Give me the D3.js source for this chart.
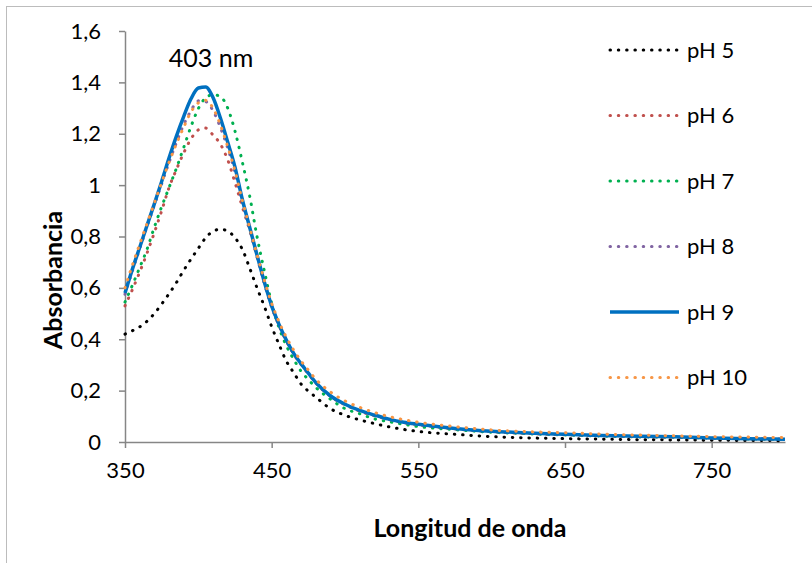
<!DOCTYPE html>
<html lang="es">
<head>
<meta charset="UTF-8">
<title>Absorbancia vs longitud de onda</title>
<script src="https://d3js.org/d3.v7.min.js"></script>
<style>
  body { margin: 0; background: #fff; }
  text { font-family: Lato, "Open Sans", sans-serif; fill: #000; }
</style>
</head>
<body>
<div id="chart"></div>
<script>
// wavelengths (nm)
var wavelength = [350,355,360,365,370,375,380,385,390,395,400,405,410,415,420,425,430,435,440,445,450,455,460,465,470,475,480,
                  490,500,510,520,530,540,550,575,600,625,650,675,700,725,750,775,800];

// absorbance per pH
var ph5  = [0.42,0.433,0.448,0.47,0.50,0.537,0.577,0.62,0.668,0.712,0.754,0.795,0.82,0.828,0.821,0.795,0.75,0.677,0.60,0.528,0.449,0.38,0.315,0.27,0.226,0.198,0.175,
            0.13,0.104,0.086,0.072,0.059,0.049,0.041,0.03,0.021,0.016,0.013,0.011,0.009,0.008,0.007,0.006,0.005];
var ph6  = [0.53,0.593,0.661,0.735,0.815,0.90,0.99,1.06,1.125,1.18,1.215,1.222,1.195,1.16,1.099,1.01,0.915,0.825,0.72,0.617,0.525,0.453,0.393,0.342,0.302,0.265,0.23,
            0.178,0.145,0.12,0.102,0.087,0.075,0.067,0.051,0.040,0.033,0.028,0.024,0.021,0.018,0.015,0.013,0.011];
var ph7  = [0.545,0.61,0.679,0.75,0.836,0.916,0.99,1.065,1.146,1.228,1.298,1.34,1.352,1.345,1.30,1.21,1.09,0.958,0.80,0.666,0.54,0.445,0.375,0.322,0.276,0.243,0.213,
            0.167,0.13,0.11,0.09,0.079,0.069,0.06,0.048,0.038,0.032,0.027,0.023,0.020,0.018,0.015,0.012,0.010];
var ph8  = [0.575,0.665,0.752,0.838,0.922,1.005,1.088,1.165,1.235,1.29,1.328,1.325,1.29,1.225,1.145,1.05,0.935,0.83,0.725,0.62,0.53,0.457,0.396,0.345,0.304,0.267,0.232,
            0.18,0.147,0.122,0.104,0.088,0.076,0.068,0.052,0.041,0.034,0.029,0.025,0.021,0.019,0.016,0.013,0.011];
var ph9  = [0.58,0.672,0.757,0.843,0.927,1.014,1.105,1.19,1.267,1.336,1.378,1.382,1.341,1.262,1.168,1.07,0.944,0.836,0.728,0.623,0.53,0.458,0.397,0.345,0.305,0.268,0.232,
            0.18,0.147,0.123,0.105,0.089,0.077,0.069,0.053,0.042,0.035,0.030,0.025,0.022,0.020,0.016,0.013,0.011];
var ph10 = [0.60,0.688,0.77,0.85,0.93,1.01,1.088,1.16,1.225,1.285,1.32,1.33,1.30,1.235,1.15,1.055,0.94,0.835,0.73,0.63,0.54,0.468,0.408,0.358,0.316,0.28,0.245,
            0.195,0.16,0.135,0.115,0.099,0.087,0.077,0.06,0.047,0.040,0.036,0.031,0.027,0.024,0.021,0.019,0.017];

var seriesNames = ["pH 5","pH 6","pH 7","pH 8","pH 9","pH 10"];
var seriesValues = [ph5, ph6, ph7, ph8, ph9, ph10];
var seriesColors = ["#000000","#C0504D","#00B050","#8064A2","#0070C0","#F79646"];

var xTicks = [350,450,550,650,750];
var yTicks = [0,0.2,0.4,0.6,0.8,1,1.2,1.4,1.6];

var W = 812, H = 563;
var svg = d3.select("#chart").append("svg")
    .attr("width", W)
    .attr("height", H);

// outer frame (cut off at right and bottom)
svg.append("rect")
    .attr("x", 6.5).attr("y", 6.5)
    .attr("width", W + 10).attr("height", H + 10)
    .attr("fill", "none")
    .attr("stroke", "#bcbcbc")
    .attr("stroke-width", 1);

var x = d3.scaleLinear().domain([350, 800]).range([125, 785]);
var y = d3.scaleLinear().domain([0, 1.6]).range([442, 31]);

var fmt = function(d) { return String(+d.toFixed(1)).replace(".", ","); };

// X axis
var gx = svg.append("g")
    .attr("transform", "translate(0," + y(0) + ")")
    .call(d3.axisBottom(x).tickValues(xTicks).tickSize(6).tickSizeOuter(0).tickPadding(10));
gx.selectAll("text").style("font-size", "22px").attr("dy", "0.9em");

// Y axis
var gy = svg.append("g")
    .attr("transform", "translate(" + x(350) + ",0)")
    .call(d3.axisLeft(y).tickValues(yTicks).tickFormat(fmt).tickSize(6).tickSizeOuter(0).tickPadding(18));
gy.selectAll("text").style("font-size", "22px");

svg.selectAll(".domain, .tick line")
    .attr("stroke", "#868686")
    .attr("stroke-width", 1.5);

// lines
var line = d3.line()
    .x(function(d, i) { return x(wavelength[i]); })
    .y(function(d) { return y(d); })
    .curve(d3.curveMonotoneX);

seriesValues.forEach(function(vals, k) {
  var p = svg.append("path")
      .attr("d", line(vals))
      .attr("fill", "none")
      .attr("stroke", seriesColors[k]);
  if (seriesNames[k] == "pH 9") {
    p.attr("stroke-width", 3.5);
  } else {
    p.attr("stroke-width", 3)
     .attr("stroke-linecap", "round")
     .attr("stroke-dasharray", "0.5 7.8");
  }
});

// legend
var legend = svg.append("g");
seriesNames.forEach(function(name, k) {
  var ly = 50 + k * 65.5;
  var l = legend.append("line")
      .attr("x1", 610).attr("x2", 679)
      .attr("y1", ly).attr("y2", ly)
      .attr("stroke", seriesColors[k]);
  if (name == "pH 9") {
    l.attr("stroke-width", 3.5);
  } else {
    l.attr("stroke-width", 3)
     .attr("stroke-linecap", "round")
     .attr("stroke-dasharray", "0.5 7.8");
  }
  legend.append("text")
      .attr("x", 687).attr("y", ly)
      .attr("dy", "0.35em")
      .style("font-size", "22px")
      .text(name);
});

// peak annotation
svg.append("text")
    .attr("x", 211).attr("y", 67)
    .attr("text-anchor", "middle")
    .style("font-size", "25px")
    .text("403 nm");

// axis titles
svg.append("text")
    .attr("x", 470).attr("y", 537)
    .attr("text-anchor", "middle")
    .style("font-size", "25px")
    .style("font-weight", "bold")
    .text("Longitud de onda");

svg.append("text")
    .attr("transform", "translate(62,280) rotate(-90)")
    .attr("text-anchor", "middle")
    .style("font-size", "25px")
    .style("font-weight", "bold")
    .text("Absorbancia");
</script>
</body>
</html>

→ **WORK INSTRUCTIONS**
Omit any images, then output the listing exactly.

→ **SOLUTION TO THIS EXERCISE**
Give me the D3.js source for this chart.
<!DOCTYPE html>
<html lang="es">
<head>
<meta charset="UTF-8">
<title>Absorbancia vs longitud de onda</title>
<script src="https://d3js.org/d3.v7.min.js"></script>
<style>
  body { margin: 0; background: #fff; }
  text { font-family: Lato, "Open Sans", sans-serif; fill: #000; }
</style>
</head>
<body>
<div id="chart"></div>
<script>
// wavelengths (nm)
var wavelength = [350,355,360,365,370,375,380,385,390,395,400,405,410,415,420,425,430,435,440,445,450,455,460,465,470,475,480,
                  490,500,510,520,530,540,550,575,600,625,650,675,700,725,750,775,800];

// absorbance per pH
var ph5  = [0.42,0.433,0.448,0.47,0.50,0.537,0.577,0.62,0.668,0.712,0.754,0.795,0.82,0.828,0.821,0.795,0.75,0.677,0.60,0.528,0.449,0.38,0.315,0.27,0.226,0.198,0.175,
            0.13,0.104,0.086,0.072,0.059,0.049,0.041,0.03,0.021,0.016,0.013,0.011,0.009,0.008,0.007,0.006,0.005];
var ph6  = [0.53,0.593,0.661,0.735,0.815,0.90,0.99,1.06,1.125,1.18,1.215,1.222,1.195,1.16,1.099,1.01,0.915,0.825,0.72,0.617,0.525,0.453,0.393,0.342,0.302,0.265,0.23,
            0.178,0.145,0.12,0.102,0.087,0.075,0.067,0.051,0.040,0.033,0.028,0.024,0.021,0.018,0.015,0.013,0.011];
var ph7  = [0.545,0.61,0.679,0.75,0.836,0.916,0.99,1.065,1.146,1.228,1.298,1.34,1.352,1.345,1.30,1.21,1.09,0.958,0.80,0.666,0.54,0.445,0.375,0.322,0.276,0.243,0.213,
            0.167,0.13,0.11,0.09,0.079,0.069,0.06,0.048,0.038,0.032,0.027,0.023,0.020,0.018,0.015,0.012,0.010];
var ph8  = [0.575,0.665,0.752,0.838,0.922,1.005,1.088,1.165,1.235,1.29,1.328,1.325,1.29,1.225,1.145,1.05,0.935,0.83,0.725,0.62,0.53,0.457,0.396,0.345,0.304,0.267,0.232,
            0.18,0.147,0.122,0.104,0.088,0.076,0.068,0.052,0.041,0.034,0.029,0.025,0.021,0.019,0.016,0.013,0.011];
var ph9  = [0.58,0.672,0.757,0.843,0.927,1.014,1.105,1.19,1.267,1.336,1.378,1.382,1.341,1.262,1.168,1.07,0.944,0.836,0.728,0.623,0.53,0.458,0.397,0.345,0.305,0.268,0.232,
            0.18,0.147,0.123,0.105,0.089,0.077,0.069,0.053,0.042,0.035,0.030,0.025,0.022,0.020,0.016,0.013,0.011];
var ph10 = [0.60,0.688,0.77,0.85,0.93,1.01,1.088,1.16,1.225,1.285,1.32,1.33,1.30,1.235,1.15,1.055,0.94,0.835,0.73,0.63,0.54,0.468,0.408,0.358,0.316,0.28,0.245,
            0.195,0.16,0.135,0.115,0.099,0.087,0.077,0.06,0.047,0.040,0.036,0.031,0.027,0.024,0.021,0.019,0.017];

var seriesNames = ["pH 5","pH 6","pH 7","pH 8","pH 9","pH 10"];
var seriesValues = [ph5, ph6, ph7, ph8, ph9, ph10];
var seriesColors = ["#000000","#C0504D","#00B050","#8064A2","#0070C0","#F79646"];

var xTicks = [350,450,550,650,750];
var yTicks = [0,0.2,0.4,0.6,0.8,1,1.2,1.4,1.6];

var W = 812, H = 563;
var svg = d3.select("#chart").append("svg")
    .attr("width", W)
    .attr("height", H);

// outer frame (cut off at right and bottom)
svg.append("rect")
    .attr("x", 6.5).attr("y", 6.5)
    .attr("width", W + 10).attr("height", H + 10)
    .attr("fill", "none")
    .attr("stroke", "#bcbcbc")
    .attr("stroke-width", 1);

var x = d3.scaleLinear().domain([350, 800]).range([125, 785]);
var y = d3.scaleLinear().domain([0, 1.6]).range([442, 31]);

var fmt = function(d) { return String(+d.toFixed(1)).replace(".", ","); };

// X axis
var gx = svg.append("g")
    .attr("transform", "translate(0," + y(0) + ")")
    .call(d3.axisBottom(x).tickValues(xTicks).tickSize(6).tickSizeOuter(0).tickPadding(10));
gx.selectAll("text").style("font-size", "22px").attr("dy", "0.9em");

// Y axis
var gy = svg.append("g")
    .attr("transform", "translate(" + x(350) + ",0)")
    .call(d3.axisLeft(y).tickValues(yTicks).tickFormat(fmt).tickSize(6).tickSizeOuter(0).tickPadding(18));
gy.selectAll("text").style("font-size", "22px");

svg.selectAll(".domain, .tick line")
    .attr("stroke", "#868686")
    .attr("stroke-width", 1.5);

// lines
var line = d3.line()
    .x(function(d, i) { return x(wavelength[i]); })
    .y(function(d) { return y(d); })
    .curve(d3.curveMonotoneX);

seriesValues.forEach(function(vals, k) {
  var p = svg.append("path")
      .attr("d", line(vals))
      .attr("fill", "none")
      .attr("stroke", seriesColors[k]);
  if (seriesNames[k] == "pH 9") {
    p.attr("stroke-width", 3.5);
  } else {
    p.attr("stroke-width", 3)
     .attr("stroke-linecap", "round")
     .attr("stroke-dasharray", "0.5 7.8");
  }
});

// legend
var legend = svg.append("g");
seriesNames.forEach(function(name, k) {
  var ly = 50 + k * 65.5;
  var l = legend.append("line")
      .attr("x1", 610).attr("x2", 679)
      .attr("y1", ly).attr("y2", ly)
      .attr("stroke", seriesColors[k]);
  if (name == "pH 9") {
    l.attr("stroke-width", 3.5);
  } else {
    l.attr("stroke-width", 3)
     .attr("stroke-linecap", "round")
     .attr("stroke-dasharray", "0.5 7.8");
  }
  legend.append("text")
      .attr("x", 687).attr("y", ly)
      .attr("dy", "0.35em")
      .style("font-size", "22px")
      .text(name);
});

// peak annotation
svg.append("text")
    .attr("x", 211).attr("y", 67)
    .attr("text-anchor", "middle")
    .style("font-size", "25px")
    .text("403 nm");

// axis titles
svg.append("text")
    .attr("x", 470).attr("y", 537)
    .attr("text-anchor", "middle")
    .style("font-size", "25px")
    .style("font-weight", "bold")
    .text("Longitud de onda");

svg.append("text")
    .attr("transform", "translate(62,280) rotate(-90)")
    .attr("text-anchor", "middle")
    .style("font-size", "25px")
    .style("font-weight", "bold")
    .text("Absorbancia");
</script>
</body>
</html>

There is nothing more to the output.